--- Problem ---
Include the line containing "Chart.register(...registerables);" and all lines before it, repeated exactly from the listing below, without pictures.

>> Begin Source material

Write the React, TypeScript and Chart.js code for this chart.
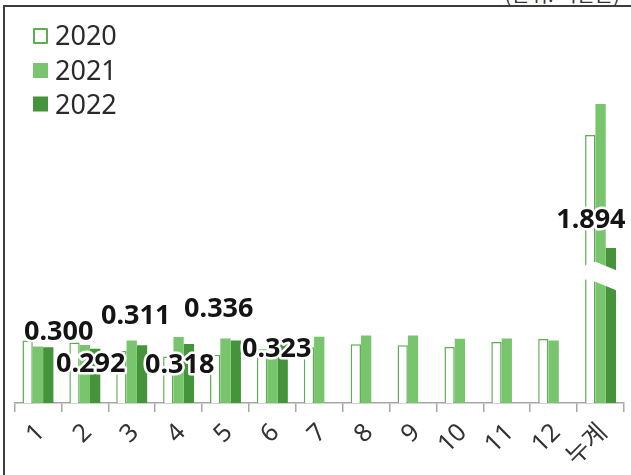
import React, { useEffect, useRef } from 'react';
import { Chart, registerables } from 'chart.js';

Chart.register(...registerables);

// ---- data ----
const categories = ['1', '2', '3', '4', '5', '6', '7', '8', '9', '10', '11', '12', '누계'];
const years = ['2020', '2021', '2022'];
const monthly2020 = [0.337, 0.326, 0.28, 0.25, 0.26, 0.29, 0.3, 0.317, 0.311, 0.301, 0.328, 0.344];
const monthly2021 = [0.304, 0.313, 0.337, 0.355, 0.348, 0.28, 0.357, 0.364, 0.364, 0.346, 0.348, 0.337];
const monthly2022 = [0.3, 0.292, 0.311, 0.318, 0.336, 0.323];
const cumulative = [3.276, 3.655, 1.894]; // 2020, 2021, 2022
const unitText = '(단위: 백만톤)';

// ---- styling / config ----
const COLORS = { c2020: '#5DAE52', c2021: '#78C56E', c2022: '#45943B' };
const BREAK = { leftTop: 1.675, midTop: 1.727, rightTop: 1.615, rightBottom: 1.37, midBottom: 1.483, leftBottom: 1.516 };
const LABEL_OFFSETS = [
  [10.5, -15], [-4.4, 16], [-6.3, -29], [-9.2, 21], [-17, -31], [-6, 6],
];
const CUM_LABEL_OFFSET = [-20, -28];

function padMonthly(arr: number[]) {
  const out: (number | null)[] = [];
  for (let i = 0; i < categories.length; i++) out.push(i < arr.length && i < 12 ? arr[i] : null);
  return out;
}
function cumData(v: number) {
  const out: (number | null)[] = categories.map(() => null);
  out[categories.length - 1] = v;
  return out;
}

const overlayPlugin = {
  id: 'overlay',
  afterDatasetsDraw(chart: any) {
    const ctx = chart.ctx as CanvasRenderingContext2D;
    const y2 = chart.scales.y2;
    const idx = categories.length - 1;
    const b0 = chart.getDatasetMeta(3).data[idx];
    const b1 = chart.getDatasetMeta(4).data[idx];
    const b2 = chart.getDatasetMeta(5).data[idx];
    const left = b0.x - b0.width / 2 - 2;
    const mid = b1.x - b1.width / 2;
    const right = b2.x + b2.width / 2 + 2;
    ctx.save();
    ctx.fillStyle = '#ffffff';
    ctx.beginPath();
    ctx.moveTo(left, y2.getPixelForValue(BREAK.leftTop));
    ctx.lineTo(mid, y2.getPixelForValue(BREAK.midTop));
    ctx.lineTo(right, y2.getPixelForValue(BREAK.rightTop));
    ctx.lineTo(right, y2.getPixelForValue(BREAK.rightBottom));
    ctx.lineTo(mid, y2.getPixelForValue(BREAK.midBottom));
    ctx.lineTo(left, y2.getPixelForValue(BREAK.leftBottom));
    ctx.closePath();
    ctx.fill();

    // value labels (2022)
    ctx.font = 'bold 27px "Noto Sans"';
    ctx.textAlign = 'center';
    ctx.textBaseline = 'middle';
    ctx.lineJoin = 'round';
    ctx.lineWidth = 5;
    ctx.strokeStyle = '#ffffff';
    ctx.fillStyle = '#141414';
    const drawLabel = (text: string, x: number, y: number) => {
      ctx.strokeText(text, x, y);
      ctx.fillText(text, x, y);
    };
    const m22 = chart.getDatasetMeta(2);
    monthly2022.forEach((v, i) => {
      const el = m22.data[i];
      const off = LABEL_OFFSETS[i] || [0, -15];
      drawLabel(v.toFixed(3), el.x + off[0], el.y + off[1]);
    });
    drawLabel(cumulative[2].toFixed(3), b2.x + CUM_LABEL_OFFSET[0], b2.y + CUM_LABEL_OFFSET[1]);

    // legend
    ctx.font = '27px "Noto Sans"';
    ctx.textAlign = 'left';
    ctx.textBaseline = 'alphabetic';
    const baselines = [45, 80, 113.5];
    years.forEach((yr, i) => {
      const by = baselines[i];
      if (i === 0) {
        ctx.fillStyle = '#ffffff';
        ctx.fillRect(34, by - 16, 13, 14);
        ctx.strokeStyle = COLORS.c2020;
        ctx.lineWidth = 2;
        ctx.strokeRect(34, by - 16, 13, 14);
      } else {
        ctx.fillStyle = i === 1 ? COLORS.c2021 : COLORS.c2022;
        ctx.fillRect(33, by - 17, 15, 15);
      }
      ctx.fillStyle = '#2a2a2a';
      ctx.fillText(yr, 55, by);
    });
    ctx.restore();
  },
};

export default function App() {
  const ref = useRef<HTMLCanvasElement>(null);
  useEffect(() => {
    if (!ref.current) return;
    const chart = new Chart(ref.current, {
      type: 'bar',
      data: {
        labels: categories,
        datasets: [
          { label: years[0], data: padMonthly(monthly2020), yAxisID: 'y', stack: 's0', backgroundColor: '#ffffff', borderColor: COLORS.c2020, borderWidth: 1.5 },
          { label: years[1], data: padMonthly(monthly2021), yAxisID: 'y', stack: 's1', backgroundColor: COLORS.c2021, borderWidth: 0 },
          { label: years[2], data: padMonthly(monthly2022), yAxisID: 'y', stack: 's2', backgroundColor: COLORS.c2022, borderWidth: 0 },
          { label: years[0] + ' 누계', data: cumData(cumulative[0]), yAxisID: 'y2', stack: 's0', backgroundColor: '#ffffff', borderColor: COLORS.c2020, borderWidth: 1.5 },
          { label: years[1] + ' 누계', data: cumData(cumulative[1]), yAxisID: 'y2', stack: 's1', backgroundColor: COLORS.c2021, borderWidth: 0 },
          { label: years[2] + ' 누계', data: cumData(cumulative[2]), yAxisID: 'y2', stack: 's2', backgroundColor: COLORS.c2022, borderWidth: 0 },
        ],
      },
      options: {
        responsive: false,
        animation: false,
        devicePixelRatio: 1,
        layout: { padding: { left: 14.5, right: 7, top: 31.6, bottom: 0 } },
        plugins: { legend: { display: false }, tooltip: { enabled: false } },
        datasets: { bar: { categoryPercentage: 0.66, barPercentage: 1 } },
        scales: {
          x: {
            offset: true,
            grid: { offset: true, drawOnChartArea: false, drawTicks: true, tickLength: 9, color: '#A6A6A6', lineWidth: 1.5 },
            border: { display: true, color: '#A6A6A6', width: 1.5 },
            ticks: { autoSkip: false, maxRotation: 45, minRotation: 45, color: '#333333', padding: 6, labelOffset: 3, font: { family: '"Noto Sans", "Noto Sans CJK KR"', size: 25 } },
            afterFit: (s: any) => { s.height = 72; },
          },
          y: { display: false, min: 0, max: 2.0, stacked: false },
          y2: { display: false, min: 0, max: 4.54, stacked: false },
        },
      } as any,
      plugins: [overlayPlugin],
    });
    return () => chart.destroy();
  }, []);

  return (
    <div style={{ position: 'fixed', left: 0, top: 0, width: 631, height: 475, overflow: 'hidden', background: '#ffffff' }}>
      <div style={{ position: 'absolute', left: 3, top: 5, width: 700, height: 600, borderTop: '2px solid #3c3c3c', borderLeft: '2px solid #3c3c3c' }} />
      <span style={{ position: 'absolute', right: 11, top: -16, fontSize: 20, lineHeight: '20px', fontFamily: '"Noto Sans CJK KR"', color: '#333', whiteSpace: 'nowrap' }}>{unitText}</span>
      <canvas ref={ref} width={631} height={475} style={{ position: 'absolute', left: 0, top: 0, display: 'block' }} />
    </div>
  );
}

>> End Source material

--- Answer in full ---
Write the React, TypeScript and Chart.js code for this chart.
import React, { useEffect, useRef } from 'react';
import { Chart, registerables } from 'chart.js';

Chart.register(...registerables);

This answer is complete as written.